What is being asked = The listing below must be repeated word for word, with its images excluded.

Supplied information =
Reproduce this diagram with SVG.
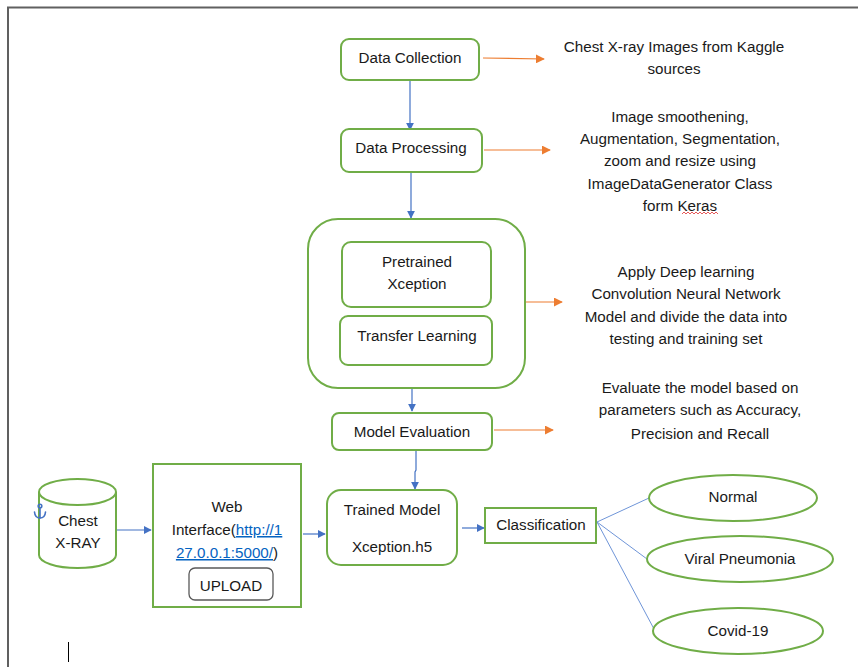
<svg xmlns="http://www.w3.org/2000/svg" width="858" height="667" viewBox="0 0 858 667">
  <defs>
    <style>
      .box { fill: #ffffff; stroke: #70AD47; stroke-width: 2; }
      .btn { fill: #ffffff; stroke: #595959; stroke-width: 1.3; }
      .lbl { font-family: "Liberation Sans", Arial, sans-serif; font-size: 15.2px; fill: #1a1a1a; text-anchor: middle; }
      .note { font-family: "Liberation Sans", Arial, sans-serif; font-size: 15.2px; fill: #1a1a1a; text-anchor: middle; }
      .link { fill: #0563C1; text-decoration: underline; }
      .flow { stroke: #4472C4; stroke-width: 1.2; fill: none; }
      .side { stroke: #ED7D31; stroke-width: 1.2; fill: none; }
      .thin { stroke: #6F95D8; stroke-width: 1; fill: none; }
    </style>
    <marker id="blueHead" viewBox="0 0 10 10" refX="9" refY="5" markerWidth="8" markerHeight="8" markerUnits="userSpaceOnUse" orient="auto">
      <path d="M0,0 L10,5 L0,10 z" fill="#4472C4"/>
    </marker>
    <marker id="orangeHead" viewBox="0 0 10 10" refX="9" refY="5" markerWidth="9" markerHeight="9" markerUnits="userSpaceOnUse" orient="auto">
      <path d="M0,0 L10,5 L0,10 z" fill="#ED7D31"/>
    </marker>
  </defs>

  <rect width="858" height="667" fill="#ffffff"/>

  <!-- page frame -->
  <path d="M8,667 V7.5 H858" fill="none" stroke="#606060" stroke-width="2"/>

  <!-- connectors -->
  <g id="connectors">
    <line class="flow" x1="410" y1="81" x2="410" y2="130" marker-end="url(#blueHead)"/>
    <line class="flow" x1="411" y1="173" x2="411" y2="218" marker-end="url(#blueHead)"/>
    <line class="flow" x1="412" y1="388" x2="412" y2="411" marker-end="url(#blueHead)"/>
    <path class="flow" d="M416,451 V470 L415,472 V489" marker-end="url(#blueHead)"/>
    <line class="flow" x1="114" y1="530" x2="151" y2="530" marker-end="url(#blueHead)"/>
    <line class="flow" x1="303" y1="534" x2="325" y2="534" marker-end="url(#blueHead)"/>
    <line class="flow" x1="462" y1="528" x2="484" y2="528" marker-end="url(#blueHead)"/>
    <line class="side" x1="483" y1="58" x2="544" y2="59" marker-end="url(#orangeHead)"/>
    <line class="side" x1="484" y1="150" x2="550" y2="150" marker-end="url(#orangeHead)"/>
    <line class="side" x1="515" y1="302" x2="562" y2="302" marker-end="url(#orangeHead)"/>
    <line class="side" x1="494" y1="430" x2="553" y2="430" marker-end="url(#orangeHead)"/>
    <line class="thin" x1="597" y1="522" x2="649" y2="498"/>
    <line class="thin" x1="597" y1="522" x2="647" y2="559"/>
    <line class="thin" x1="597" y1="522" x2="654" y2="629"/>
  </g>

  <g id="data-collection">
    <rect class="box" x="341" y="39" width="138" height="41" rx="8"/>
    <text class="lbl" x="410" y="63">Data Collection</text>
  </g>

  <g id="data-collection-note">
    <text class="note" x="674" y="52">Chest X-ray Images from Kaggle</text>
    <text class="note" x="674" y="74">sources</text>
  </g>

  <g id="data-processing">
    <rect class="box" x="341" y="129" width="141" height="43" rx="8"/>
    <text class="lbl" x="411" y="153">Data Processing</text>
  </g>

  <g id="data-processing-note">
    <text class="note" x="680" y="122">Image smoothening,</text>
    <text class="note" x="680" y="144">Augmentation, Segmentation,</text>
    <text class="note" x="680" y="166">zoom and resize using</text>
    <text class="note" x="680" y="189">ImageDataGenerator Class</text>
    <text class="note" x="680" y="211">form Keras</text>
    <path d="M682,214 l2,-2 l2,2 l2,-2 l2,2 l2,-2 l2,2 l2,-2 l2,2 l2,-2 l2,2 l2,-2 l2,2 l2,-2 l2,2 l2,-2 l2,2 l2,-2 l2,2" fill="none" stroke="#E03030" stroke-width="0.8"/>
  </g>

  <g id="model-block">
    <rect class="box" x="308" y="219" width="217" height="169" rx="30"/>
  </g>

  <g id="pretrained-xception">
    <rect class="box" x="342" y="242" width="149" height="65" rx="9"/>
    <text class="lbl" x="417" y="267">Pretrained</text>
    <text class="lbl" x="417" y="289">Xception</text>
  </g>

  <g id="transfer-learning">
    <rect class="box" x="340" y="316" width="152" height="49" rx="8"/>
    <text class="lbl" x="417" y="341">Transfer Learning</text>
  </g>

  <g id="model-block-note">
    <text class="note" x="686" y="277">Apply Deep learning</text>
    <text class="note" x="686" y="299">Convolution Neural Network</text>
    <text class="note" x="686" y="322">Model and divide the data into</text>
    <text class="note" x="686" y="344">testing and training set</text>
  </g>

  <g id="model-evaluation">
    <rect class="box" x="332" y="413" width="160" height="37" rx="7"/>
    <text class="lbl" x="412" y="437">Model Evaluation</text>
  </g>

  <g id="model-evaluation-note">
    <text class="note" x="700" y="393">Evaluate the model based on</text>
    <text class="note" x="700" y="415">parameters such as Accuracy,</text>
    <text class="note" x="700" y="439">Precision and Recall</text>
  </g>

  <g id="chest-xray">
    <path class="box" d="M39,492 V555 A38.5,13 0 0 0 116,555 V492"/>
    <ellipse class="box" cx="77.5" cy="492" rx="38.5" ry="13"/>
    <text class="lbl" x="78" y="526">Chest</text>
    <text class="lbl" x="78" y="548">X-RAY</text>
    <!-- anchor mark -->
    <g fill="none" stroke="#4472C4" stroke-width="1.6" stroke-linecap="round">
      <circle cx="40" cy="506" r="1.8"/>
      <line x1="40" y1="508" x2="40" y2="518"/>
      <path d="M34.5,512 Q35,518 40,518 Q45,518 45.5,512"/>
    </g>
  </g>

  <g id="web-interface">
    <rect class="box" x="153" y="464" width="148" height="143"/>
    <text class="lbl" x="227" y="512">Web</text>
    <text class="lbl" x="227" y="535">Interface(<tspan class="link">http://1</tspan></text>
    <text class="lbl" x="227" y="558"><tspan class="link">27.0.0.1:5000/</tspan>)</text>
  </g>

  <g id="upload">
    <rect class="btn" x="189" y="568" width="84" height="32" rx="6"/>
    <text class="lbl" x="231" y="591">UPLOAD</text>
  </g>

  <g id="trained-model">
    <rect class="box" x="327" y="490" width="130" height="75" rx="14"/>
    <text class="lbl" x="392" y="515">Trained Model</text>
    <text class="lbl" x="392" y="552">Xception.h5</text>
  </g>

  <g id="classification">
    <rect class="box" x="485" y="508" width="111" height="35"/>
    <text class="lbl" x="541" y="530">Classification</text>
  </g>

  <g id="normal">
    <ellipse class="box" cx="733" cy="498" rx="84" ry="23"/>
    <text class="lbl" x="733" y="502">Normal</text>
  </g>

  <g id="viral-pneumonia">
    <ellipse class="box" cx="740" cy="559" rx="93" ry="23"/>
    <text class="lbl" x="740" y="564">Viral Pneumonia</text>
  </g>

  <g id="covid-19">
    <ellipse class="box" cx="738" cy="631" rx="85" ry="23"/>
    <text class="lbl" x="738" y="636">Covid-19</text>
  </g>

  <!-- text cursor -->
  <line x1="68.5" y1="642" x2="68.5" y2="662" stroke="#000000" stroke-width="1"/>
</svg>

Result of this exercise =
Reproduce this diagram with SVG.
<svg xmlns="http://www.w3.org/2000/svg" width="858" height="667" viewBox="0 0 858 667">
  <defs>
    <style>
      .box { fill: #ffffff; stroke: #70AD47; stroke-width: 2; }
      .btn { fill: #ffffff; stroke: #595959; stroke-width: 1.3; }
      .lbl { font-family: "Liberation Sans", Arial, sans-serif; font-size: 15.2px; fill: #1a1a1a; text-anchor: middle; }
      .note { font-family: "Liberation Sans", Arial, sans-serif; font-size: 15.2px; fill: #1a1a1a; text-anchor: middle; }
      .link { fill: #0563C1; text-decoration: underline; }
      .flow { stroke: #4472C4; stroke-width: 1.2; fill: none; }
      .side { stroke: #ED7D31; stroke-width: 1.2; fill: none; }
      .thin { stroke: #6F95D8; stroke-width: 1; fill: none; }
    </style>
    <marker id="blueHead" viewBox="0 0 10 10" refX="9" refY="5" markerWidth="8" markerHeight="8" markerUnits="userSpaceOnUse" orient="auto">
      <path d="M0,0 L10,5 L0,10 z" fill="#4472C4"/>
    </marker>
    <marker id="orangeHead" viewBox="0 0 10 10" refX="9" refY="5" markerWidth="9" markerHeight="9" markerUnits="userSpaceOnUse" orient="auto">
      <path d="M0,0 L10,5 L0,10 z" fill="#ED7D31"/>
    </marker>
  </defs>

  <rect width="858" height="667" fill="#ffffff"/>

  <!-- page frame -->
  <path d="M8,667 V7.5 H858" fill="none" stroke="#606060" stroke-width="2"/>

  <!-- connectors -->
  <g id="connectors">
    <line class="flow" x1="410" y1="81" x2="410" y2="130" marker-end="url(#blueHead)"/>
    <line class="flow" x1="411" y1="173" x2="411" y2="218" marker-end="url(#blueHead)"/>
    <line class="flow" x1="412" y1="388" x2="412" y2="411" marker-end="url(#blueHead)"/>
    <path class="flow" d="M416,451 V470 L415,472 V489" marker-end="url(#blueHead)"/>
    <line class="flow" x1="114" y1="530" x2="151" y2="530" marker-end="url(#blueHead)"/>
    <line class="flow" x1="303" y1="534" x2="325" y2="534" marker-end="url(#blueHead)"/>
    <line class="flow" x1="462" y1="528" x2="484" y2="528" marker-end="url(#blueHead)"/>
    <line class="side" x1="483" y1="58" x2="544" y2="59" marker-end="url(#orangeHead)"/>
    <line class="side" x1="484" y1="150" x2="550" y2="150" marker-end="url(#orangeHead)"/>
    <line class="side" x1="515" y1="302" x2="562" y2="302" marker-end="url(#orangeHead)"/>
    <line class="side" x1="494" y1="430" x2="553" y2="430" marker-end="url(#orangeHead)"/>
    <line class="thin" x1="597" y1="522" x2="649" y2="498"/>
    <line class="thin" x1="597" y1="522" x2="647" y2="559"/>
    <line class="thin" x1="597" y1="522" x2="654" y2="629"/>
  </g>

  <g id="data-collection">
    <rect class="box" x="341" y="39" width="138" height="41" rx="8"/>
    <text class="lbl" x="410" y="63">Data Collection</text>
  </g>

  <g id="data-collection-note">
    <text class="note" x="674" y="52">Chest X-ray Images from Kaggle</text>
    <text class="note" x="674" y="74">sources</text>
  </g>

  <g id="data-processing">
    <rect class="box" x="341" y="129" width="141" height="43" rx="8"/>
    <text class="lbl" x="411" y="153">Data Processing</text>
  </g>

  <g id="data-processing-note">
    <text class="note" x="680" y="122">Image smoothening,</text>
    <text class="note" x="680" y="144">Augmentation, Segmentation,</text>
    <text class="note" x="680" y="166">zoom and resize using</text>
    <text class="note" x="680" y="189">ImageDataGenerator Class</text>
    <text class="note" x="680" y="211">form Keras</text>
    <path d="M682,214 l2,-2 l2,2 l2,-2 l2,2 l2,-2 l2,2 l2,-2 l2,2 l2,-2 l2,2 l2,-2 l2,2 l2,-2 l2,2 l2,-2 l2,2 l2,-2 l2,2" fill="none" stroke="#E03030" stroke-width="0.8"/>
  </g>

  <g id="model-block">
    <rect class="box" x="308" y="219" width="217" height="169" rx="30"/>
  </g>

  <g id="pretrained-xception">
    <rect class="box" x="342" y="242" width="149" height="65" rx="9"/>
    <text class="lbl" x="417" y="267">Pretrained</text>
    <text class="lbl" x="417" y="289">Xception</text>
  </g>

  <g id="transfer-learning">
    <rect class="box" x="340" y="316" width="152" height="49" rx="8"/>
    <text class="lbl" x="417" y="341">Transfer Learning</text>
  </g>

  <g id="model-block-note">
    <text class="note" x="686" y="277">Apply Deep learning</text>
    <text class="note" x="686" y="299">Convolution Neural Network</text>
    <text class="note" x="686" y="322">Model and divide the data into</text>
    <text class="note" x="686" y="344">testing and training set</text>
  </g>

  <g id="model-evaluation">
    <rect class="box" x="332" y="413" width="160" height="37" rx="7"/>
    <text class="lbl" x="412" y="437">Model Evaluation</text>
  </g>

  <g id="model-evaluation-note">
    <text class="note" x="700" y="393">Evaluate the model based on</text>
    <text class="note" x="700" y="415">parameters such as Accuracy,</text>
    <text class="note" x="700" y="439">Precision and Recall</text>
  </g>

  <g id="chest-xray">
    <path class="box" d="M39,492 V555 A38.5,13 0 0 0 116,555 V492"/>
    <ellipse class="box" cx="77.5" cy="492" rx="38.5" ry="13"/>
    <text class="lbl" x="78" y="526">Chest</text>
    <text class="lbl" x="78" y="548">X-RAY</text>
    <!-- anchor mark -->
    <g fill="none" stroke="#4472C4" stroke-width="1.6" stroke-linecap="round">
      <circle cx="40" cy="506" r="1.8"/>
      <line x1="40" y1="508" x2="40" y2="518"/>
      <path d="M34.5,512 Q35,518 40,518 Q45,518 45.5,512"/>
    </g>
  </g>

  <g id="web-interface">
    <rect class="box" x="153" y="464" width="148" height="143"/>
    <text class="lbl" x="227" y="512">Web</text>
    <text class="lbl" x="227" y="535">Interface(<tspan class="link">http://1</tspan></text>
    <text class="lbl" x="227" y="558"><tspan class="link">27.0.0.1:5000/</tspan>)</text>
  </g>

  <g id="upload">
    <rect class="btn" x="189" y="568" width="84" height="32" rx="6"/>
    <text class="lbl" x="231" y="591">UPLOAD</text>
  </g>

  <g id="trained-model">
    <rect class="box" x="327" y="490" width="130" height="75" rx="14"/>
    <text class="lbl" x="392" y="515">Trained Model</text>
    <text class="lbl" x="392" y="552">Xception.h5</text>
  </g>

  <g id="classification">
    <rect class="box" x="485" y="508" width="111" height="35"/>
    <text class="lbl" x="541" y="530">Classification</text>
  </g>

  <g id="normal">
    <ellipse class="box" cx="733" cy="498" rx="84" ry="23"/>
    <text class="lbl" x="733" y="502">Normal</text>
  </g>

  <g id="viral-pneumonia">
    <ellipse class="box" cx="740" cy="559" rx="93" ry="23"/>
    <text class="lbl" x="740" y="564">Viral Pneumonia</text>
  </g>

  <g id="covid-19">
    <ellipse class="box" cx="738" cy="631" rx="85" ry="23"/>
    <text class="lbl" x="738" y="636">Covid-19</text>
  </g>

  <!-- text cursor -->
  <line x1="68.5" y1="642" x2="68.5" y2="662" stroke="#000000" stroke-width="1"/>
</svg>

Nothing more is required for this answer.